§ COLLECTED MATERIAL
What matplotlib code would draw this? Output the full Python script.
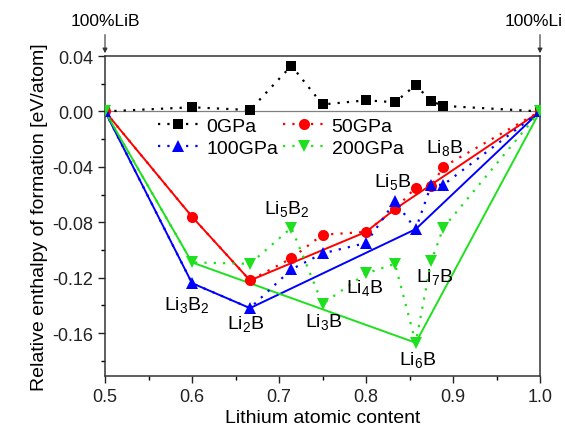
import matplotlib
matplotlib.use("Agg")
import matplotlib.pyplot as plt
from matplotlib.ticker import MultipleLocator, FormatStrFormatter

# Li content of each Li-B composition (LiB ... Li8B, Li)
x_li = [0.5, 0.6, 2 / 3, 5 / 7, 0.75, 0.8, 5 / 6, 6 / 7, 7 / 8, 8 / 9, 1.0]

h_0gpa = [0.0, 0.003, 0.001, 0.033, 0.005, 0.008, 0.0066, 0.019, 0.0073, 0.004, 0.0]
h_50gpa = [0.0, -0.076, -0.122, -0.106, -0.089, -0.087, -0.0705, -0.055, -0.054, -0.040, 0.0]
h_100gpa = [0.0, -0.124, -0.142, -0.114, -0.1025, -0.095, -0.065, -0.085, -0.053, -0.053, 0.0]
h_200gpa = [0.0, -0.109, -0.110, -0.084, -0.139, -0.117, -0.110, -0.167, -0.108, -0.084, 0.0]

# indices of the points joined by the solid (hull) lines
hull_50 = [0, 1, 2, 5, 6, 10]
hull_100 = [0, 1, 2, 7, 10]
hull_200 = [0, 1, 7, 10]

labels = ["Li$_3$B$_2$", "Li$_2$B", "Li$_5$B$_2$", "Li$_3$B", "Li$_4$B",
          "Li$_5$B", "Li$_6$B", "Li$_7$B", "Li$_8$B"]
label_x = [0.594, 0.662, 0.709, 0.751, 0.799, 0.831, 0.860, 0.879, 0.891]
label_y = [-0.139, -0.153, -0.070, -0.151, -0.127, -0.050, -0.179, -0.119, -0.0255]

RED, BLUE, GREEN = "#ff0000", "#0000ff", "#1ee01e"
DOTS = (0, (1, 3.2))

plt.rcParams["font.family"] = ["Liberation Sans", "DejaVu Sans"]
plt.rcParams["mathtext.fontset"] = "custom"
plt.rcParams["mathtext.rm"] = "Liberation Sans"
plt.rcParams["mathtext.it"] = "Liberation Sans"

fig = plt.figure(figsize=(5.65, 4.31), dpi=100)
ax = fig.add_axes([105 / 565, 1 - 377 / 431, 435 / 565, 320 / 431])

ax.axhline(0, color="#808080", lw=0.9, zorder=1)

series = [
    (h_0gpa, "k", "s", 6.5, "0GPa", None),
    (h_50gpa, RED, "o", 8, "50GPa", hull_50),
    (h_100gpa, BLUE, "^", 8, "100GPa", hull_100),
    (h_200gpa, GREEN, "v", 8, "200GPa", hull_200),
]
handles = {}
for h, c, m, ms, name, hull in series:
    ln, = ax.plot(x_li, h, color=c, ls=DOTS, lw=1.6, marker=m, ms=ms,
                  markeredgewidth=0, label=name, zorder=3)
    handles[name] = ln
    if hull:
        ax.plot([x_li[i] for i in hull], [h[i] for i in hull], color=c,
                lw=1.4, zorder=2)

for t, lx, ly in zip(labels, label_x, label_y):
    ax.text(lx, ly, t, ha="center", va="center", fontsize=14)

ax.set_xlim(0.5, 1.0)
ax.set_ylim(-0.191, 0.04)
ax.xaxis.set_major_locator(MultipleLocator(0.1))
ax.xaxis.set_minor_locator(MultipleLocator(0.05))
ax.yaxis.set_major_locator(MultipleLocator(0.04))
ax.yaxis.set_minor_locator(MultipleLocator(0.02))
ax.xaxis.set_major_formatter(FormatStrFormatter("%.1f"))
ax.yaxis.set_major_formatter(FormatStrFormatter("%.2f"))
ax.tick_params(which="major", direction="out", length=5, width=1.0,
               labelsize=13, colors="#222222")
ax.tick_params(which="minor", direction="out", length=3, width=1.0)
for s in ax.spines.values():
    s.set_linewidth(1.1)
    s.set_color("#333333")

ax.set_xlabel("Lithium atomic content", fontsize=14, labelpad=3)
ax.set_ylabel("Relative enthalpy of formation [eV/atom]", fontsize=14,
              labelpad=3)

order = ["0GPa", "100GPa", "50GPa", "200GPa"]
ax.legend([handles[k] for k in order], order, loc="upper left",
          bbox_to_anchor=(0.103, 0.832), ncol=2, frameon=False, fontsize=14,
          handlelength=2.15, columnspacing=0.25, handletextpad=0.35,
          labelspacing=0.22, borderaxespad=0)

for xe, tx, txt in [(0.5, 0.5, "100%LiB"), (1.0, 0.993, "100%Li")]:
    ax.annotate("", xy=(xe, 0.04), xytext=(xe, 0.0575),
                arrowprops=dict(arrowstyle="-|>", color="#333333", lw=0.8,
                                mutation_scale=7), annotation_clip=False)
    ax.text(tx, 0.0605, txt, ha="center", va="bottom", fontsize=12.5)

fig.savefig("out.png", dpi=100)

§ THE REQUEST
Reproduce each line exactly, please, except for any pictures.

§ ANSWER TO THIS TASK
What matplotlib code would draw this? Output the full Python script.
import matplotlib
matplotlib.use("Agg")
import matplotlib.pyplot as plt
from matplotlib.ticker import MultipleLocator, FormatStrFormatter

# Li content of each Li-B composition (LiB ... Li8B, Li)
x_li = [0.5, 0.6, 2 / 3, 5 / 7, 0.75, 0.8, 5 / 6, 6 / 7, 7 / 8, 8 / 9, 1.0]

h_0gpa = [0.0, 0.003, 0.001, 0.033, 0.005, 0.008, 0.0066, 0.019, 0.0073, 0.004, 0.0]
h_50gpa = [0.0, -0.076, -0.122, -0.106, -0.089, -0.087, -0.0705, -0.055, -0.054, -0.040, 0.0]
h_100gpa = [0.0, -0.124, -0.142, -0.114, -0.1025, -0.095, -0.065, -0.085, -0.053, -0.053, 0.0]
h_200gpa = [0.0, -0.109, -0.110, -0.084, -0.139, -0.117, -0.110, -0.167, -0.108, -0.084, 0.0]

# indices of the points joined by the solid (hull) lines
hull_50 = [0, 1, 2, 5, 6, 10]
hull_100 = [0, 1, 2, 7, 10]
hull_200 = [0, 1, 7, 10]

labels = ["Li$_3$B$_2$", "Li$_2$B", "Li$_5$B$_2$", "Li$_3$B", "Li$_4$B",
          "Li$_5$B", "Li$_6$B", "Li$_7$B", "Li$_8$B"]
label_x = [0.594, 0.662, 0.709, 0.751, 0.799, 0.831, 0.860, 0.879, 0.891]
label_y = [-0.139, -0.153, -0.070, -0.151, -0.127, -0.050, -0.179, -0.119, -0.0255]

RED, BLUE, GREEN = "#ff0000", "#0000ff", "#1ee01e"
DOTS = (0, (1, 3.2))

plt.rcParams["font.family"] = ["Liberation Sans", "DejaVu Sans"]
plt.rcParams["mathtext.fontset"] = "custom"
plt.rcParams["mathtext.rm"] = "Liberation Sans"
plt.rcParams["mathtext.it"] = "Liberation Sans"

fig = plt.figure(figsize=(5.65, 4.31), dpi=100)
ax = fig.add_axes([105 / 565, 1 - 377 / 431, 435 / 565, 320 / 431])

ax.axhline(0, color="#808080", lw=0.9, zorder=1)

series = [
    (h_0gpa, "k", "s", 6.5, "0GPa", None),
    (h_50gpa, RED, "o", 8, "50GPa", hull_50),
    (h_100gpa, BLUE, "^", 8, "100GPa", hull_100),
    (h_200gpa, GREEN, "v", 8, "200GPa", hull_200),
]
handles = {}
for h, c, m, ms, name, hull in series:
    ln, = ax.plot(x_li, h, color=c, ls=DOTS, lw=1.6, marker=m, ms=ms,
                  markeredgewidth=0, label=name, zorder=3)
    handles[name] = ln
    if hull:
        ax.plot([x_li[i] for i in hull], [h[i] for i in hull], color=c,
                lw=1.4, zorder=2)

for t, lx, ly in zip(labels, label_x, label_y):
    ax.text(lx, ly, t, ha="center", va="center", fontsize=14)

ax.set_xlim(0.5, 1.0)
ax.set_ylim(-0.191, 0.04)
ax.xaxis.set_major_locator(MultipleLocator(0.1))
ax.xaxis.set_minor_locator(MultipleLocator(0.05))
ax.yaxis.set_major_locator(MultipleLocator(0.04))
ax.yaxis.set_minor_locator(MultipleLocator(0.02))
ax.xaxis.set_major_formatter(FormatStrFormatter("%.1f"))
ax.yaxis.set_major_formatter(FormatStrFormatter("%.2f"))
ax.tick_params(which="major", direction="out", length=5, width=1.0,
               labelsize=13, colors="#222222")
ax.tick_params(which="minor", direction="out", length=3, width=1.0)
for s in ax.spines.values():
    s.set_linewidth(1.1)
    s.set_color("#333333")

ax.set_xlabel("Lithium atomic content", fontsize=14, labelpad=3)
ax.set_ylabel("Relative enthalpy of formation [eV/atom]", fontsize=14,
              labelpad=3)

order = ["0GPa", "100GPa", "50GPa", "200GPa"]
ax.legend([handles[k] for k in order], order, loc="upper left",
          bbox_to_anchor=(0.103, 0.832), ncol=2, frameon=False, fontsize=14,
          handlelength=2.15, columnspacing=0.25, handletextpad=0.35,
          labelspacing=0.22, borderaxespad=0)

for xe, tx, txt in [(0.5, 0.5, "100%LiB"), (1.0, 0.993, "100%Li")]:
    ax.annotate("", xy=(xe, 0.04), xytext=(xe, 0.0575),
                arrowprops=dict(arrowstyle="-|>", color="#333333", lw=0.8,
                                mutation_scale=7), annotation_clip=False)
    ax.text(tx, 0.0605, txt, ha="center", va="bottom", fontsize=12.5)

fig.savefig("out.png", dpi=100)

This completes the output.